The Three at Jeffrey Deitch

UPTICK: THE THREE

Why bother? Many artists toil away day after day in the solitude of their studios not with the intent of creating transcendent objects and to be immortalized by posterity as if in amber, but rather to get some good press and become another famous art star. Social climbing, globetrotting, magazine spreads, drug addled celebrity parties, Gap adverts, music video directing gigs-ah, that’s what its about, isn’t it? Tracy, Damien, Cecily, Maurizio, need I say more? The Three is an artist’s group formed over 10 years ago to perpetrate, uh, perpetuate a neo-dada action by creating art-as-media, who’s only creative act is selling signed, stamped certificates (in the time-worn conceptualist manner) of press coverage of the group. The Three are professional fashion models, models that are basically famous for being born attractive, and well, famous, who dress in austere Calvin Kleinesque minimalist attire of monochromatic white or black t-shirts, jackets and jeans. Is it a radical post-consumer art gesture or another con a la Enron?

As a comment on the tribe of artists and critics in the 00’s (prescient in the early 90’s before the thrust of the rise of mainstream media attention paid to fine artists) a nerve has definitely been tweaked in the referencing of media obsession. There is already Frida and Diego cologne, rock star curators and critics who fill their columns with self- canonization rather than explications of the art and artists they are paid to critique. Why not hang the articles on the walls and sell them as art for hundreds, and thousands, especially in light of the laughable crumbs magazine critics are paid anyway (trust me on that). Make celebrities of us all. Besides, painting, sculpture, and video are all so trite and conventional. Nowadays, artists employ press agents like studio assistants, its part and parcel of the big picture. Bypass the rank, manual-labor imbued (even fabricated work has to be made by someone), piddling middle-man that is art itself, and get right to the crux of it-the publicity. And in fact, selling promotion is exactly what The Three did in their last show at the Percy Miller Gallery in London in January 2002, briskly for $500 a pop. The Three will attempt to repeat that success for assuredly more money than the last go-round in an outing at the Jeffrey Deitch Gallery in May/June 2003 in New York City.

DOWNTICK: THE THREE

The venerable raconteur and art journalist about town for London’s Art Newspaper Adrian Dannatt is the inventor of the conceptual hoax that is The Three. Articles have made light of this fact and outted Dannatt as the culprit behind the trio, such as critic Barry Schwabsky in Artforum, but more often than not The Three has been analyzed as a stand alone entity, most notably Anthony Haden-Guest’s treatment in the now defunct Talk Magazine. Though fooling nonplussed Haden-Guest shouldn’t be viewed as a barometer of persuasiveness. But this is beside the point. We are well passed the age of equating the hand of the artist, or the minds of 3 artists with conferring legitimacy on a work of art. The rule of thumb to judge this enterprise should be solely: is it good art? The answer is yes and no. In a society and world of art where media saturation is equated with profundity and success, column inches can be seen as the equivalent of penis size. In this regard, Dannatt’s The Three is squarely on point as self-parody and indictment of our present wayward ways. Yet, there is a degree of pat conceit and sanctimoniousness in swearing off the act of creating art product and then selling articles with “stamped, dated, and signed certificates” the value of which is akin to a decoder ring buried in the bottom of a children’s cereal box.
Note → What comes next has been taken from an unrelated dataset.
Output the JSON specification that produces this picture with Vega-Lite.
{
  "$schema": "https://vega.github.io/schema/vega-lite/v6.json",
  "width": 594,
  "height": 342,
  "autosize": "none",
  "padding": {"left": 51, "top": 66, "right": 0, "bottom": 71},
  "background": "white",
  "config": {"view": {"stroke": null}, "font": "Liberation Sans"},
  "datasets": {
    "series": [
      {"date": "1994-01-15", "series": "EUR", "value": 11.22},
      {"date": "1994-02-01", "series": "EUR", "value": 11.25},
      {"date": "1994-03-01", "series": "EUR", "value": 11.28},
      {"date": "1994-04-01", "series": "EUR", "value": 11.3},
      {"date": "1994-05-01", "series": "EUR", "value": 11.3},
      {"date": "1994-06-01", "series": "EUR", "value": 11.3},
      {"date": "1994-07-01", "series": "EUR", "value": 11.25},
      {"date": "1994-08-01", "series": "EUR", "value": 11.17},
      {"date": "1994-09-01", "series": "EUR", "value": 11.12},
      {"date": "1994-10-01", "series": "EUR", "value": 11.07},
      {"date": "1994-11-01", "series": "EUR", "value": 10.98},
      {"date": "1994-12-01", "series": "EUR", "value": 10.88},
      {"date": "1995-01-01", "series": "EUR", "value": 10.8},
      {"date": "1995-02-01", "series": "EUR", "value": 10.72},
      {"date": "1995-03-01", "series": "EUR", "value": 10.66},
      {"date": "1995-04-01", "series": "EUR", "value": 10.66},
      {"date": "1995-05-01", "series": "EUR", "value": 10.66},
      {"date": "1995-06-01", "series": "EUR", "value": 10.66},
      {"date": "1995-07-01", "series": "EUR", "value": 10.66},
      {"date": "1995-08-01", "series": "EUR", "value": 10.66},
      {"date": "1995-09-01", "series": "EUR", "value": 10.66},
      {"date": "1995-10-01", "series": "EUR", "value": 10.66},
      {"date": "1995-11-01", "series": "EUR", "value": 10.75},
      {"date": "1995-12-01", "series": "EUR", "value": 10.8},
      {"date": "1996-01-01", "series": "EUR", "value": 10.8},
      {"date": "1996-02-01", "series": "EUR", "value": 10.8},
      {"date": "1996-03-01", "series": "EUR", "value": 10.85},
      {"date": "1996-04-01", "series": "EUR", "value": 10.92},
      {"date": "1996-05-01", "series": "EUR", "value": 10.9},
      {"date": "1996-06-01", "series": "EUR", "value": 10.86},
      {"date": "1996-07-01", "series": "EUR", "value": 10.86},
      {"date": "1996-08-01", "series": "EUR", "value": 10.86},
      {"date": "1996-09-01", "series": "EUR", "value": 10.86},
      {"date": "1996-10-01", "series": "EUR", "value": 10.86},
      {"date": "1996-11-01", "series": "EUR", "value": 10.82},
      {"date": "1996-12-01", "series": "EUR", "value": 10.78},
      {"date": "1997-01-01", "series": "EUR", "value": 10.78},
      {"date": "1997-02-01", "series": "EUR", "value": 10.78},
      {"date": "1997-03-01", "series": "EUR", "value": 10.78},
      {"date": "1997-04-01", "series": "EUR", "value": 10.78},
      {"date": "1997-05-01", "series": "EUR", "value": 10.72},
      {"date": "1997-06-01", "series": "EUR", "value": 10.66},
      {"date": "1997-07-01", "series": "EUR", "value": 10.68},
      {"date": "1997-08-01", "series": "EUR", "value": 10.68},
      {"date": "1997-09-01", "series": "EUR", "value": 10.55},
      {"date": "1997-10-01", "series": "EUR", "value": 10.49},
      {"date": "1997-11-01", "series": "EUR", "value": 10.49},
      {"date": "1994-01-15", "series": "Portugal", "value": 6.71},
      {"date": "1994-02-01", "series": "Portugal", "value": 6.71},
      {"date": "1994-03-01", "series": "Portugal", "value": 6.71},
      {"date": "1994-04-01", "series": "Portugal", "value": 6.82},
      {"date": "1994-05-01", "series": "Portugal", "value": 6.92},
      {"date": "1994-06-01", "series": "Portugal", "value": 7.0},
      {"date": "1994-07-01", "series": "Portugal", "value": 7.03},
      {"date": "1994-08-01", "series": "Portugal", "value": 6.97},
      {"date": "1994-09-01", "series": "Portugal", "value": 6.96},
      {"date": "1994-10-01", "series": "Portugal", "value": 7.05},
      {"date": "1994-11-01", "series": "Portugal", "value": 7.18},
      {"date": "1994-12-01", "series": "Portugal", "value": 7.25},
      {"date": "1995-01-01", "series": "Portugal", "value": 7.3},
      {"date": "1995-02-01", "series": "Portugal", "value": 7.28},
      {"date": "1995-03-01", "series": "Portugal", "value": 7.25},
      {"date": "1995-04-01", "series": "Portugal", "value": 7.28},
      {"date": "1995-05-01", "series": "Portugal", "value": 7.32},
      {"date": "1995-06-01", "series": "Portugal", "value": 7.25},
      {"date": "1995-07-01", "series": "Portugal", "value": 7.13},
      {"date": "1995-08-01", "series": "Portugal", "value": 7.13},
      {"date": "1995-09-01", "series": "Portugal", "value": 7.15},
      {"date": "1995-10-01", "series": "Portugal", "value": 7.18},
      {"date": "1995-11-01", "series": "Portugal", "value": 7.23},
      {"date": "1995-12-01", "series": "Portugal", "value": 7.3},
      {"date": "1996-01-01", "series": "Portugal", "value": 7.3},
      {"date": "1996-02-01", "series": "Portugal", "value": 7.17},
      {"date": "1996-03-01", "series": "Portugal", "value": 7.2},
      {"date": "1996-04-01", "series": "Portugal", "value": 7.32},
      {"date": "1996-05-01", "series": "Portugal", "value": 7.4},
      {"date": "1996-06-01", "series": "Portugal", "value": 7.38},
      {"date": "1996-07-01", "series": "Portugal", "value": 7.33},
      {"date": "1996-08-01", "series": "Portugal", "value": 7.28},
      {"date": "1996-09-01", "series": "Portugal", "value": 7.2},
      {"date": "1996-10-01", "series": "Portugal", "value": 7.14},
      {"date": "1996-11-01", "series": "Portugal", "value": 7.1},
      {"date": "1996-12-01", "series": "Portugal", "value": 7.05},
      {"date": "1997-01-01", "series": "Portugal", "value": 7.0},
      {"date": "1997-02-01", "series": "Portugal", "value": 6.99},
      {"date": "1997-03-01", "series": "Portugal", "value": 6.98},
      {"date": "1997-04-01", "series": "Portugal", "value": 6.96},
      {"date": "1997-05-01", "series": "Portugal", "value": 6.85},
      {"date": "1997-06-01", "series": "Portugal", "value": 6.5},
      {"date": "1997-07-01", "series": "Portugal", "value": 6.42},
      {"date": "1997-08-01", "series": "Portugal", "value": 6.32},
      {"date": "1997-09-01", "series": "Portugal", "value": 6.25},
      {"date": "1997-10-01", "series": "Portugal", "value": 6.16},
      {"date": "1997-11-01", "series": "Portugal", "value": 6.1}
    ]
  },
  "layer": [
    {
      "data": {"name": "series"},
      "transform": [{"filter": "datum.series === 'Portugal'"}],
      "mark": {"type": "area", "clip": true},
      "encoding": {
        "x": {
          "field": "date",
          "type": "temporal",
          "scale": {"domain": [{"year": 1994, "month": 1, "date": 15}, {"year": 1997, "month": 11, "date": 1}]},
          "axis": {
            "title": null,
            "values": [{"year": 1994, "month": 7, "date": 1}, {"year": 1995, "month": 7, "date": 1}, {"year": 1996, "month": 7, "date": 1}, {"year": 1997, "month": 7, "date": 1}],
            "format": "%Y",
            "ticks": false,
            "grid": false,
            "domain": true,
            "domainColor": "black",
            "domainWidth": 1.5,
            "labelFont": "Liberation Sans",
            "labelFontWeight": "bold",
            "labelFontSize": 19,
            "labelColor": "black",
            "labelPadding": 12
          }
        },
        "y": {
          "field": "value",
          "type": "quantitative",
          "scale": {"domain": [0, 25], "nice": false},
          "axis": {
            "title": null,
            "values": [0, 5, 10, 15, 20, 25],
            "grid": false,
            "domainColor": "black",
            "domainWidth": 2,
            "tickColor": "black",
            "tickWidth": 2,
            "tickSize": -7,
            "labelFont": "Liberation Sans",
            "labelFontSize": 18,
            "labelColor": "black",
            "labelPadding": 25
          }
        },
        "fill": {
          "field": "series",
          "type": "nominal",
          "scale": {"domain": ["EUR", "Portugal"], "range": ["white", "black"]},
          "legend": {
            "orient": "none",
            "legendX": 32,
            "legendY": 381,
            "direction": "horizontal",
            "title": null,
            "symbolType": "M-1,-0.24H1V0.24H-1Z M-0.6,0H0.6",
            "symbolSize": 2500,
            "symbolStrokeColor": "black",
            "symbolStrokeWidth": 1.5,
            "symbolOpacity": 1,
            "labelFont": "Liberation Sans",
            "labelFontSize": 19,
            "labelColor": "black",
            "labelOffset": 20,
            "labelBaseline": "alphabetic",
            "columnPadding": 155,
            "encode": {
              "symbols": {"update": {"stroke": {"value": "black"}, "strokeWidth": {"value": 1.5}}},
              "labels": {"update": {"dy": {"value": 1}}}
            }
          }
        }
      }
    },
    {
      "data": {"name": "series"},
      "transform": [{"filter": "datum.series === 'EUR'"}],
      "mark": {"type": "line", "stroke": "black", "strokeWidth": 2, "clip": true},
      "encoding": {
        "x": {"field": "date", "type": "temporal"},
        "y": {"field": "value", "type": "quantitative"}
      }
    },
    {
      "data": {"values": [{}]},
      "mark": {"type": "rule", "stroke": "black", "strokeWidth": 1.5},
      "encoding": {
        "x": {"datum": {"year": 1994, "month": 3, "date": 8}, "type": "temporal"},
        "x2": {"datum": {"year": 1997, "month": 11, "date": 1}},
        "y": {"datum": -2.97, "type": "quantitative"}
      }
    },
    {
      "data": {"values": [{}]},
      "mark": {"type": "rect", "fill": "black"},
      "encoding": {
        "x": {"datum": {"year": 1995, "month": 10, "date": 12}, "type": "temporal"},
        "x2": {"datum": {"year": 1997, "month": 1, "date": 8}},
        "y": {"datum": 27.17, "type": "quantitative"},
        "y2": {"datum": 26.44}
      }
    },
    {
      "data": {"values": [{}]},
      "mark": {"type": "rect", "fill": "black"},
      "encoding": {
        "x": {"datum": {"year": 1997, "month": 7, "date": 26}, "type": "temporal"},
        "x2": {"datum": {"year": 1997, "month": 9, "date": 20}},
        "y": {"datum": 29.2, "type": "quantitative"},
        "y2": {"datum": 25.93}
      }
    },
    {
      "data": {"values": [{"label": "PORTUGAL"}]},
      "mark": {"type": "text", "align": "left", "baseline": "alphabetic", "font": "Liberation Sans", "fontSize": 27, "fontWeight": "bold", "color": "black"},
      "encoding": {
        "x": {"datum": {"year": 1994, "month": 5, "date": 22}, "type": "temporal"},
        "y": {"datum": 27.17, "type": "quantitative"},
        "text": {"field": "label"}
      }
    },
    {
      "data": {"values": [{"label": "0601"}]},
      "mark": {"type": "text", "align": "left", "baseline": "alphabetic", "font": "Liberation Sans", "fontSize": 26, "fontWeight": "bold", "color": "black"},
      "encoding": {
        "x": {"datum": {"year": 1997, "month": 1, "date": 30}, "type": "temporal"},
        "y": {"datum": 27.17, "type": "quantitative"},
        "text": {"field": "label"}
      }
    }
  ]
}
The rhetoric that “we do not create anything ourselves other than interest” rings hollow when The Three offers up the Model T-like novelty of a signed, stamped and dated certificate. Why bother! Could it be that the ill-paid art journalist within wants it both ways-to send up the art world and to be conferred with the money and status (and dare I say fame) so woefully denied one on the short end of the art stick? Doesn’t critic-artist(s) stink like actor-politician (Streisand, Penn, Baldwin)? Also, the idea of the collective emanating from fashion may have been a conceptual innovation in the early 90’s supermodel heyday, but to revive this by picking 3 new models is a tad formulaic and insipid. Dannatt stated: “I styled them in simple black or white t-shirts and jeans which many years later became the Gap look.” Cassandra has peeled away more layers of our foolhardy hypocrisy and become a trend-spotter in the process. Fashion and models signify morphing cultural allusions today without the same import as they once might have enjoyed. Though the idea of The Three popping up from beyond the insular art establishment resonates with the fact that art schools are unessential to endow ability, despite the commercial galleries’ bear hugs to graduates of the most favored institutions. Would it not have made more sense to pluck the three from obscurity in the reality TV show vein to make it more pertinent to our time? In the end, this alleged media-about-media is indistinguishable from art-about-art, a wink, wink insiders game. But, to paraphrase The Three, there is no bad press, it all makes for good art (to sell); so no matter, it’s all stock in trade.